Sort a file with huge volume of data given memory constraint

Points:

  • We process thousands of flat files in a day, concurrently.
  • Memory constraint is a major issue.
  • We use thread for each file process.
  • We don't sort by columns. Each line (record) in the file is treated as one column.

Can't Do:

  • We cannot use unix/linux's sort commands.
  • We cannot use any database system no matter how light they can be.

Now, we cannot just load everything in a collection and use the sort mechanism. It will eat up all the memory and the program is gonna get a heap error.

In that situation, how would you sort the records/lines in a file?


It looks like what you are looking for is external sorting.

Basically, you sort small chunks of data first, write it back to the disk and then iterate over those to sort all.


You can read the files in smaller parts, sort these and write them to temporrary files. Then you read two of them sequentially again and merge them to a bigger temporary file and so on. If there is only one left you have your file sorted. Basically that's the Megresort algorithm performed on external files. It scales quite well with aribitrary large files but causes some extra file I/O.

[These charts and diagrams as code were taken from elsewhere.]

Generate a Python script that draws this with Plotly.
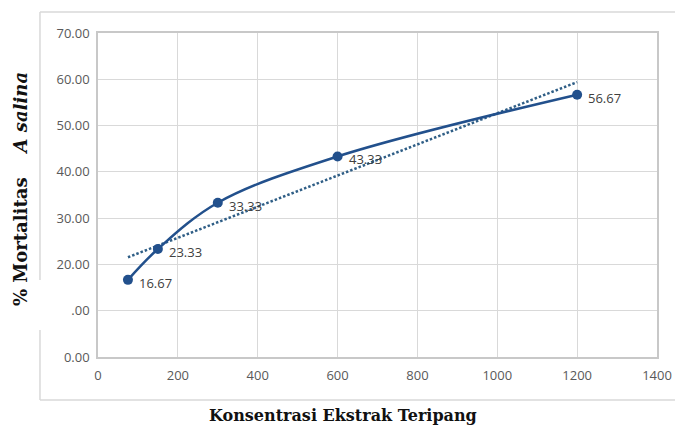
import numpy as np
import plotly.graph_objects as go

# Data
konsentrasi = [75, 150, 300, 600, 1200]
mortalitas = [16.67, 23.33, 33.33, 43.33, 56.67]
label_text = ["16.67", "23.33", "33.33", "43.33", "56.67"]

x_tickvals = [0, 200, 400, 600, 800, 1000, 1200, 1400]
x_ticktext = ["0", "200", "400", "600", "800", "1000", "1200", "1400"]
y_tickvals = [0, 10, 20, 30, 40, 50, 60, 70]
y_ticktext = ["0.00", ".00", "20.00", "30.00", "40.00", "50.00", "60.00", "70.00"]

x_title = "Konsentrasi Ekstrak Teripang"
y_title = "% Mortalitas\u00a0\u00a0\u00a0\u00a0<i>A salina</i>"

# Linear trendline (least squares, as in the spreadsheet's trendline)
slope, intercept = np.polyfit(konsentrasi, mortalitas, 1)
trend_x = [min(konsentrasi), max(konsentrasi)]
trend_y = [slope * v + intercept for v in trend_x]

line_color = "#22508c"
trend_color = "#2f5e86"
grid_color = "#d9d9d9"

fig = go.Figure()
fig.add_trace(go.Scatter(
    x=trend_x, y=trend_y, mode="lines",
    line=dict(color=trend_color, width=2.5, dash="2.5px,2px"),
    hoverinfo="skip", showlegend=False,
))
fig.add_trace(go.Scatter(
    x=konsentrasi, y=mortalitas, mode="lines+markers",
    line=dict(color=line_color, width=2.5, shape="spline", smoothing=1.0),
    marker=dict(color=line_color, size=10),
    showlegend=False,
))

annotations = []
for xv, yv, t in zip(konsentrasi, mortalitas, label_text):
    annotations.append(dict(
        x=xv, y=yv, xref="x", yref="y", text=t, showarrow=False,
        xanchor="left", yanchor="middle", xshift=9, yshift=-3,
        font=dict(family="Open Sans", size=13, color="#404040"),
    ))

annotations.append(dict(
    x=0.438, y=-0.18, xref="paper", yref="paper", text="<b>" + x_title + "</b>",
    showarrow=False, xanchor="center", yanchor="middle",
    font=dict(family="DejaVu Serif", size=16, color="#111111"),
))
annotations.append(dict(
    x=-0.1395, y=0.5185, xref="paper", yref="paper", text="<b>" + y_title + "</b>",
    showarrow=False, xanchor="center", yanchor="middle", textangle=-90,
    font=dict(family="DejaVu Serif", size=18, color="#111111"),
))

border = dict(color=grid_color, width=1.5)
shapes = [
    dict(type="line", xref="paper", yref="paper", x0=-0.1038, x1=1.05, y0=1.0648, y1=1.0648, line=border),
    dict(type="line", xref="paper", yref="paper", x0=-0.1038, x1=1.05, y0=-0.1327, y1=-0.1327, line=border),
    dict(type="line", xref="paper", yref="paper", x0=-0.1038, x1=-0.1038, y0=1.0648, y1=0.2377, line=border),
    dict(type="line", xref="paper", yref="paper", x0=-0.1038, x1=-0.1038, y0=0.0833, y1=-0.1327, line=border),
]

fig.update_layout(
    width=675, height=427, autosize=False,
    margin=dict(l=98, r=18, t=33, b=70),
    paper_bgcolor="white", plot_bgcolor="white",
    annotations=annotations, shapes=shapes,
    xaxis=dict(
        range=[0, 1400], tickvals=x_tickvals, ticktext=x_ticktext,
        showgrid=True, gridcolor=grid_color, gridwidth=1,
        showline=True, linecolor="#c8c8c8", linewidth=1.5, mirror=True,
        zeroline=False, ticks="", ticklabelstandoff=6, automargin=False,
        tickfont=dict(family="Open Sans", size=13, color="#595959"),
    ),
    yaxis=dict(
        range=[0, 70], tickvals=y_tickvals, ticktext=y_ticktext,
        showgrid=True, gridcolor=grid_color, gridwidth=1,
        showline=True, linecolor="#c8c8c8", linewidth=1.5, mirror=True,
        zeroline=False, ticks="", ticklabelstandoff=4, automargin=False,
        tickfont=dict(family="Open Sans", size=13, color="#595959"),
    ),
)

fig.write_html(
    "out.html",
    config={"displayModeBar": False},
    post_script=(
        "document.documentElement.style.margin='0';"
        "document.documentElement.style.overflow='hidden';"
        "document.body.style.margin='0';document.body.style.overflow='hidden';"
    ),
)
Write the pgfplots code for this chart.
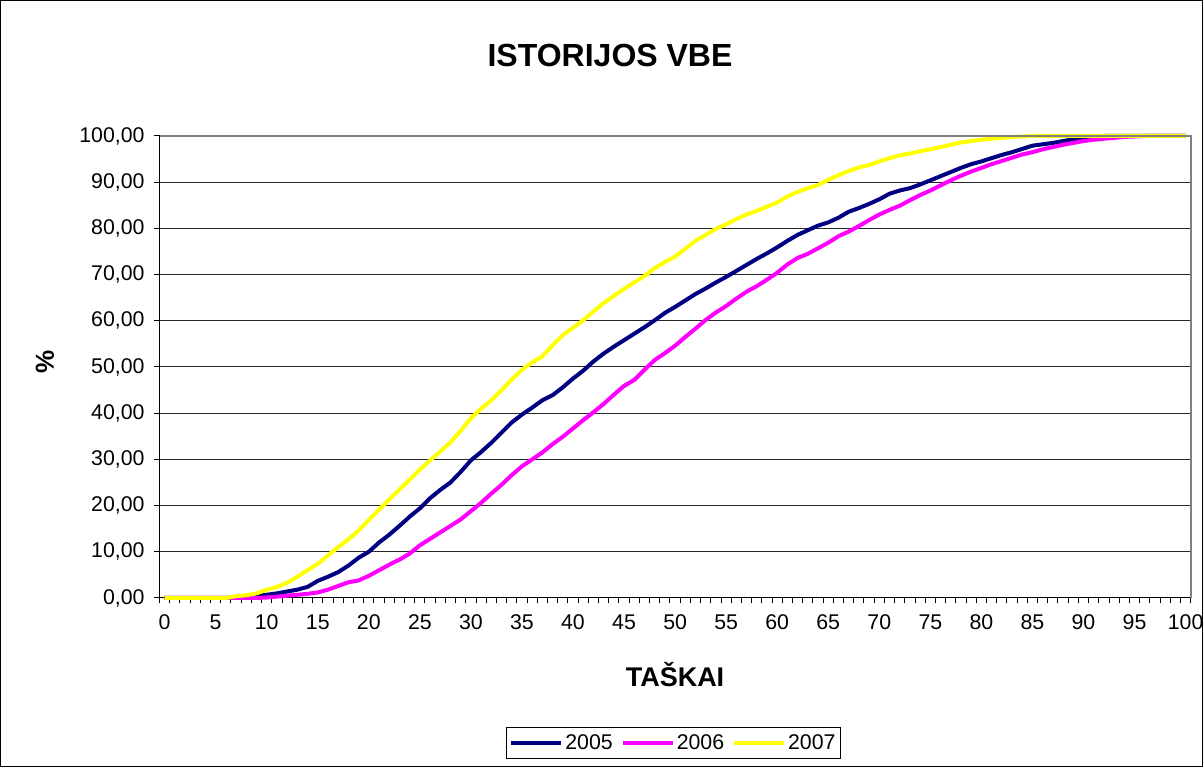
\documentclass[border=0pt]{standalone}
\usepackage{pgfplots}
\pgfplotsset{compat=1.18}
\usepackage{pgfplotstable}
\usepackage{fontspec}
\setmainfont{Liberation Sans}
\definecolor{cnavy}{RGB}{0,0,128}
\definecolor{cmag}{RGB}{255,0,255}
\definecolor{cyel}{RGB}{255,255,0}
\definecolor{cgrid}{RGB}{40,40,40}
\definecolor{cborder}{RGB}{128,128,128}

\pgfplotstableread{
x y
0 0
1 0
2 0
3 0
4 0
5 0
6 0
7 0
8 0.2
9 0.4
10 0.7
11 1.0
12 1.4
13 1.8
14 2.4
15 3.7
16 4.6
17 5.6
18 7.0
19 8.7
20 10.0
21 12.0
22 13.7
23 15.6
24 17.6
25 19.4
26 21.6
27 23.4
28 25.0
29 27.3
30 29.8
31 31.6
32 33.6
33 35.8
34 38.0
35 39.7
36 41.2
37 42.8
38 43.9
39 45.6
40 47.5
41 49.2
42 51.2
43 52.9
44 54.4
45 55.8
46 57.2
47 58.6
48 60.1
49 61.7
50 63.0
51 64.4
52 65.8
53 67.0
54 68.3
55 69.5
56 70.8
57 72.1
58 73.4
59 74.6
60 75.9
61 77.3
62 78.6
63 79.6
64 80.6
65 81.3
66 82.3
67 83.6
68 84.4
69 85.3
70 86.3
71 87.5
72 88.2
73 88.7
74 89.5
75 90.4
76 91.3
77 92.2
78 93.1
79 93.9
80 94.5
81 95.2
82 95.9
83 96.5
84 97.2
85 97.9
86 98.2
87 98.5
88 98.9
89 99.3
90 99.7
91 99.9
92 100
93 100
94 100
95 100
96 100
97 100
98 100
99 100
100 100
}\dataA

\pgfplotstableread{
x y
0 0
1 0
2 0
3 0
4 0
5 0
6 0
7 0
8 0
9 0
10 0.1
11 0.3
12 0.5
13 0.7
14 0.9
15 1.2
16 1.8
17 2.6
18 3.4
19 3.8
20 4.8
21 6.0
22 7.2
23 8.3
24 9.6
25 11.4
26 12.8
27 14.2
28 15.6
29 17.0
30 18.8
31 20.6
32 22.6
33 24.5
34 26.6
35 28.5
36 30.0
37 31.5
38 33.3
39 34.9
40 36.7
41 38.5
42 40.2
43 42.0
44 44.0
45 45.9
46 47.2
47 49.4
48 51.5
49 53.0
50 54.6
51 56.5
52 58.3
53 60.2
54 61.8
55 63.2
56 64.8
57 66.3
58 67.5
59 68.9
60 70.4
61 72.2
62 73.6
63 74.5
64 75.7
65 76.9
66 78.3
67 79.3
68 80.5
69 81.8
70 83.0
71 84.0
72 84.9
73 86.1
74 87.2
75 88.2
76 89.3
77 90.4
78 91.4
79 92.3
80 93.1
81 93.9
82 94.6
83 95.3
84 96.0
85 96.5
86 97.1
87 97.6
88 98.1
89 98.5
90 98.9
91 99.2
92 99.4
93 99.6
94 99.8
95 99.9
96 100
97 100
98 100
99 100
100 100
}\dataB

\pgfplotstableread{
x y
0 0
1 0
2 0
3 0
4 0
5 0
6 0
7 0.4
8 0.6
9 1.0
10 1.8
11 2.4
12 3.3
13 4.6
14 6.0
15 7.4
16 9.2
17 11.0
18 12.7
19 14.6
20 16.9
21 19.1
22 21.3
23 23.5
24 25.6
25 27.8
26 29.8
27 31.7
28 33.7
29 36.2
30 38.9
31 41.0
32 42.8
33 45.0
34 47.3
35 49.4
36 51.0
37 52.3
38 54.7
39 56.9
40 58.5
41 60.1
42 62.0
43 63.8
44 65.4
45 66.9
46 68.3
47 69.7
48 71.4
49 72.7
50 73.9
51 75.6
52 77.3
53 78.6
54 79.9
55 80.9
56 82.0
57 83.0
58 83.8
59 84.7
60 85.6
61 86.9
62 87.9
63 88.7
64 89.4
65 90.5
66 91.5
67 92.4
68 93.2
69 93.7
70 94.5
71 95.2
72 95.8
73 96.2
74 96.7
75 97.1
76 97.6
77 98.1
78 98.6
79 98.9
80 99.2
81 99.4
82 99.6
83 99.8
84 99.9
85 100
86 100
87 100
88 100
89 100
90 100
91 100
92 100
93 100
94 100
95 100
96 100
97 100
98 100
99 100
100 100
}\dataC

\begin{document}
\begin{tikzpicture}[x=1pt,y=1pt]
\path[use as bounding box] (0,0) rectangle (1203,767);
\draw[black, line width=1pt] (0.5,0.5) rectangle (1202.5,766.5);
\node[font=\fontsize{32}{37}\selectfont\bfseries] at (610,712) {ISTORIJOS VBE};
\node[font=\fontsize{26}{30}\selectfont\bfseries, rotate=90] at (45,405) {\%};
\node[font=\fontsize{27}{31}\selectfont\bfseries] at (675,92) {TAŠKAI};
\begin{axis}[
  at={(159.5pt,169pt)}, anchor=south west,
  scale only axis, width=1031.2pt, height=462pt,
  xmin=-0.5, xmax=100.5, ymin=0, ymax=100,
  axis x line*=bottom, axis y line*=left,
  axis line style={black, line width=1pt},
  xtick={0,5,...,100},
  minor xtick={-0.5,0.5,...,100.5},
  ytick={0,10,...,100},
  tick align=outside,
  major tick length=5.5pt, minor tick length=5.5pt,
  x tick style={draw=none},
  minor x tick style={draw=black, line width=1pt},
  y tick style={black, line width=1pt},
  ymajorgrids, grid style={cgrid, line width=1pt},
  every tick label/.append style={font=\fontsize{21.3}{25}\selectfont},
  xticklabel style={yshift=-8pt},
  yticklabel style={xshift=-6pt},
  /pgf/number format/assume math mode=true,
  yticklabel={\pgfmathprintnumber[fixed, fixed zerofill, precision=2, use comma]{\tick}},
  legend style={at={(0.4984,-0.3139)}, anchor=center, draw=black, line width=1pt,
     font=\fontsize{21.3}{25}\selectfont, legend columns=3,
     inner xsep=3pt, inner ysep=5pt,
     /tikz/every even column/.append style={column sep=6pt}},
  legend image code/.code={\draw[#1] (0pt,0pt) -- (50pt,0pt);},
  clip=false,
]
\addplot[cnavy, line width=4pt, line join=round] table[x=x,y=y] {\dataA};
\addplot[cmag, line width=4pt, line join=round] table[x=x,y=y] {\dataB};
\addplot[cyel, line width=4pt, line join=round] table[x=x,y=y] {\dataC};
\legend{2005,2006,2007}
\draw[cborder, line width=2pt] (rel axis cs:0,1) -- (rel axis cs:1,1) -- (rel axis cs:1,0);
\end{axis}
\end{tikzpicture}
\end{document}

Edit: If you have some knowledge about the likely variance of the lines in your files you can employ a more efficient algorithm (distribution sort). Simplified you would read the original file once and write each line to a temporary file that takes only lines with the same first char (or a certain range of first chars). Then you iterate over all the (now small) temporary files in ascending order, sort them in memory and append them directly to the output file. If a temporary file turns out to be too big for sorting in memory, you can reapeat the same process for this based on the 2nd char in the lines and so on. So if your first partitioning was good enough to produce small enough files, you will have only 100% I/O overhead regardless how large the file is, but in the worst case it can become much more than with the performance wise stable merge sort.